The Landscape Design Process
Our goal is to make the design process as clear, coherent, and relevant to your needs as possible.
We spend as much time necessary with you and your landscape to assist us in making well-informed design decisions.
This a great time for you to share your ideas, photos, and mood boards, because we love talking about design just as much as anyone. This is also a good time to discuss budget and material costs.
In order to create the first phase of the design we will need to survey your yard to make an accurate site map.
This is also an opportunity to capture photos of the site, assess soil and light conditions and glean any information we deem important to the plan.
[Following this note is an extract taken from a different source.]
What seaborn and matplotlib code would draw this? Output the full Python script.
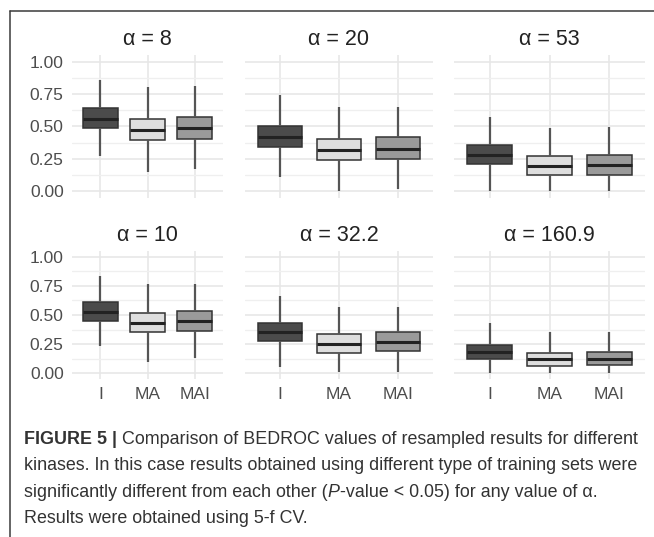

In this phase we begin to put together the main ideas of the yard and the over-arching theme of the space. Before we fill in all the details it's important to set down a good foundation.
From here we create more concrete plans that we can accurately estimate pricing and get a better understanding of the overall plan. Specific plans are detailed below.
Develop Landscape Plans
The conceptual plan, or "master plan" is typically the first phase of the design process. This plan lays down all the essentials, and its purpose is to organize the space in a clean and easily readable format. This plan is often used as the hardscape plan, and is useful for contractors for bidding.
Planting plans allows there to be a phase of the design where the plants take center stage. The Planting Plan is ostensibly the first phase of the plan with plant selection overlayed. Without a planting plan, the finished product will probably look like a lot of new landscapes: bark mulch, boulders and a couple weeping conifers. We are not fans of this cookie-cutter approach to design, so we put a lot of time into our planting plans, and we feel the results speak for themselves. Plants should be the main focus of our work, not an afterthought.
If you want to have a part of the plan shown from a section or viewing perspective we are happy to provide that for you. This may be a good way to demonstrate different heights and elevations, but either way it's not an essential element just another tool to help visualize the final product.